By Admin1 (admin) (pool-141-157-6-190.balt.east.verizon.net - 141.157.6.190) on Monday, October 13, 2003 - 5:15 pm: Edit Post |
Sojourn in the Sahel with Ivory coast RPCV Sara Erdman
Sojourn in the Sahel with Ivory coast RPCV Sara Erdman
Sojourn in the Sahel
Quick, guess the vocation of the author behind a book titled Nine Hills to Nambonkaha (Henry Holt, $23). Need another hint? The subtitle is Two Years in an African Village. You got it -- Peace Corps volunteer.

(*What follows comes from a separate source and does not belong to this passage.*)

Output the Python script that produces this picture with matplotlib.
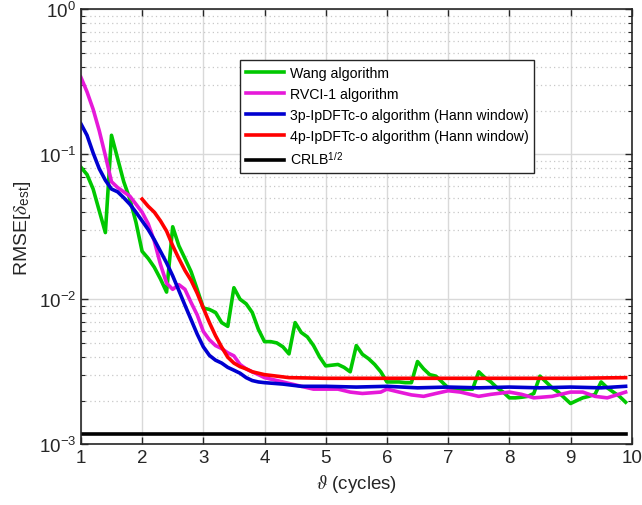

Too bad an editor didn't steer author Sarah Erdman away from the clichéd title construction. Because some readers -- fearing a homily -- are going to miss a delightful and moving portrait of modern Francophone Africa by an uncommonly talented writer. This is no reverent ode to "my people" by a volunteer thrilled to have gone native. After two years in a Muslim village in northern Ivory Coast, Erdman never pretends to have mastered the often maddening mores of a traditional community caught in the upheavals of modernity. She is not afraid to condemn the brutal conventions of a culture that still mutilates its young women in the name of certified virginity, for example, or leaves some weakling children to die in the name of sorcery.

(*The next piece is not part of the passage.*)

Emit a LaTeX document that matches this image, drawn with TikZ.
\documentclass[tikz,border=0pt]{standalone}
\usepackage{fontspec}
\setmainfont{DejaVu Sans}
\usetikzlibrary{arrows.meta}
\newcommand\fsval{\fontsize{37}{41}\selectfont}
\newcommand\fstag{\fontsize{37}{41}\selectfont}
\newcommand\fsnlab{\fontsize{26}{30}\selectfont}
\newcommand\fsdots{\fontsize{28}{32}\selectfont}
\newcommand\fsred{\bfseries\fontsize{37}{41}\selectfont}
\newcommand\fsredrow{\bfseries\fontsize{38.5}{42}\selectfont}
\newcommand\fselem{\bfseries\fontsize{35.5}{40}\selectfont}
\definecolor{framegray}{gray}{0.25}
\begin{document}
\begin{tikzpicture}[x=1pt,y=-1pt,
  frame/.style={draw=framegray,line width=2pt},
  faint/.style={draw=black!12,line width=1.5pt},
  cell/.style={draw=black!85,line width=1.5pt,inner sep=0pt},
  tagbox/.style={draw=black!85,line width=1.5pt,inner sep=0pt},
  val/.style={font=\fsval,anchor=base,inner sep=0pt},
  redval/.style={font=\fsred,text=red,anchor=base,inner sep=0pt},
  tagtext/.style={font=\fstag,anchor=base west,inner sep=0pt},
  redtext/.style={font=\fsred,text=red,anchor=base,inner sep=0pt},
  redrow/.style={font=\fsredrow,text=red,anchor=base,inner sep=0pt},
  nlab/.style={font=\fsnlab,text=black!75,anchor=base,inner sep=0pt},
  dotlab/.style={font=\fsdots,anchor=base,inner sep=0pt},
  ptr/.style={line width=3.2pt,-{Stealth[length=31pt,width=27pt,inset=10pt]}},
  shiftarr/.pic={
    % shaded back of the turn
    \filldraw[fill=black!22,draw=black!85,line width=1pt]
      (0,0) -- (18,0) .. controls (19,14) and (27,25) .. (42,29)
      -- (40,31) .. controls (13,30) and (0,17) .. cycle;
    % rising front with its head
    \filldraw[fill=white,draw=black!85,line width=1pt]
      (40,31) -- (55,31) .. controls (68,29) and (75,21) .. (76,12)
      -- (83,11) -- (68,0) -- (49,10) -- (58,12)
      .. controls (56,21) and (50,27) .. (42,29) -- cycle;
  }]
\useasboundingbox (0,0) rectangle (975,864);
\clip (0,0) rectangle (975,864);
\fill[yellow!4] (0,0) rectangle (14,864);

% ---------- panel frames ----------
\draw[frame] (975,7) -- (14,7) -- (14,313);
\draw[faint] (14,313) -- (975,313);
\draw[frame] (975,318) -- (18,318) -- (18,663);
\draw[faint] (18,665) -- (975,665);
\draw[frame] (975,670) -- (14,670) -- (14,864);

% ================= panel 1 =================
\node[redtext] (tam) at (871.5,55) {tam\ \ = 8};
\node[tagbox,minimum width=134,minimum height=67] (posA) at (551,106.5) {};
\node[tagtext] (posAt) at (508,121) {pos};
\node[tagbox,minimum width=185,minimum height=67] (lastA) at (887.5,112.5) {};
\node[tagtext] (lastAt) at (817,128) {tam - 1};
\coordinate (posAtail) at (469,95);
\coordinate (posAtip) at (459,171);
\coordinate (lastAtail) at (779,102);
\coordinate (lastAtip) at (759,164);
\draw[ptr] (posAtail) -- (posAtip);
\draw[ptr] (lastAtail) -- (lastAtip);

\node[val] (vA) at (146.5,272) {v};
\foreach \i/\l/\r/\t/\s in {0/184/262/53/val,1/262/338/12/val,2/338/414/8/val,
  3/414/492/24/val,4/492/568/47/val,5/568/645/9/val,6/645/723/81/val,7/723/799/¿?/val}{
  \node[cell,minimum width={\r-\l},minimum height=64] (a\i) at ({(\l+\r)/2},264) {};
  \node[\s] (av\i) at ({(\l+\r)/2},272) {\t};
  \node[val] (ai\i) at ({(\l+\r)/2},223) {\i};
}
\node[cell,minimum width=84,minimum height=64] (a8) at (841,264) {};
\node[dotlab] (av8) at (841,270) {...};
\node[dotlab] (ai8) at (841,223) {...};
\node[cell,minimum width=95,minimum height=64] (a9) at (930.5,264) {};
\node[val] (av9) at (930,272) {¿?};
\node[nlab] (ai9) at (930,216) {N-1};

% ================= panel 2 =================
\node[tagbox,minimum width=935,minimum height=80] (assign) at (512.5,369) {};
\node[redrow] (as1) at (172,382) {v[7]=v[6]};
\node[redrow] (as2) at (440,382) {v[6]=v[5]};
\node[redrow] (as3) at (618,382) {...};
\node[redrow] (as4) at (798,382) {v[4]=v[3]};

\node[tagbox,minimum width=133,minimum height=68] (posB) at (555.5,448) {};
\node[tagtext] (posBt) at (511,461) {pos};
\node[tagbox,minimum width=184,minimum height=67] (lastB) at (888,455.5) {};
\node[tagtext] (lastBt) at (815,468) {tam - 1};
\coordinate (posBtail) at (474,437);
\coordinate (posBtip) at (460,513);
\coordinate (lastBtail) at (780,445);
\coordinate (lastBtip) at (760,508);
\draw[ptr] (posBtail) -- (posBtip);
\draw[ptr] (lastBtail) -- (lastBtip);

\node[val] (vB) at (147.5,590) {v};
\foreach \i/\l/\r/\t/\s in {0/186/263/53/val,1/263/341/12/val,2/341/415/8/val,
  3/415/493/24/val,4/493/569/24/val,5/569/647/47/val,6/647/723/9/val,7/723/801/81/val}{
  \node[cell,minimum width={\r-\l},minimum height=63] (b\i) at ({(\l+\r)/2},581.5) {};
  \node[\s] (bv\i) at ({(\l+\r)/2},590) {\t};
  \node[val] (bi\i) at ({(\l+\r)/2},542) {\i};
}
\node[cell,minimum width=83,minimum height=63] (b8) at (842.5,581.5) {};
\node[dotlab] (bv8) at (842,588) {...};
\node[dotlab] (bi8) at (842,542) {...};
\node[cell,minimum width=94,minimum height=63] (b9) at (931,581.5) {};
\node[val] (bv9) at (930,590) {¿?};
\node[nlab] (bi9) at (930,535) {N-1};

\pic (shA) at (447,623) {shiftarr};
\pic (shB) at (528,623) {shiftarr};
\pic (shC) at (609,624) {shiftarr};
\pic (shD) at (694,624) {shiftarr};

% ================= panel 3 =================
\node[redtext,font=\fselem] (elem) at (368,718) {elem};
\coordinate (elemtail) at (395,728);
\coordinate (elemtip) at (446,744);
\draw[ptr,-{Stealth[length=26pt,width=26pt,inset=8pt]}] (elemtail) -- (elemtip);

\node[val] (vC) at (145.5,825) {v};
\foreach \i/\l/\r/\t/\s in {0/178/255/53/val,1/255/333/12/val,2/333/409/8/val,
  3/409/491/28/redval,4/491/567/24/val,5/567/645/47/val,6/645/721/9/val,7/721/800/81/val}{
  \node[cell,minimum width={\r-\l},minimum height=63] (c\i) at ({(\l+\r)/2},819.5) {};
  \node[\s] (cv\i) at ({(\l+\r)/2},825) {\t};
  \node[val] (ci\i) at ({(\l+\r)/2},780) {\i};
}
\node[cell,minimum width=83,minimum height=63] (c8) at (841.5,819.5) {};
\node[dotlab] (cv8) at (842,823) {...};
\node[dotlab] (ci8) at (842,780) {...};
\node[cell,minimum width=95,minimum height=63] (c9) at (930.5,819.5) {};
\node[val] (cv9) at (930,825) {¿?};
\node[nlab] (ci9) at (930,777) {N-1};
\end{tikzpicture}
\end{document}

But she does labor to understand the inviolate origins of these customs, and they did not stop her from deeply loving her adopted home town. Inevitably, she admires the Mayberry-like aspects of dusty Nambonkaha: the slow pace, the tight social weave, the heartening alliances and delicious gossip. She delights in the rich character of elders who were kindly and unbending; of boys -- "my boys," she calls the group who colonized her front stoop -- who were earnest and hellbent on their course to patriarchy; and of women who were desperate to learn, terrified to change.
There's plenty here to stoke the If-Only-We-Could-Simplify fantasies of readers ready to romanticize any pre-industrial enclave. But Erdman -- always an advocate for improving the lives of her villagemates -- recognizes that the yearning of Western visitors for an "unspoiled" destination sometimes equals accepting poverty in the name of authenticity. (Still, it is not to her credit when she openly rejoices that the long-awaited power line to Nambonkaha -- which she finds so charming by lantern light -- has been delayed yet again.) With these contradictions aswirl like the Sahel dust, Erdman sets about her incremental work -- wheedling mothers to weigh their babies, gently broaching the scandalous topic of AIDS -- with the eye of a social scientist and the ear of a poet. It was a long and fascinating trip, and her delightful telling of it has me hoping she'll be packing for another one soon.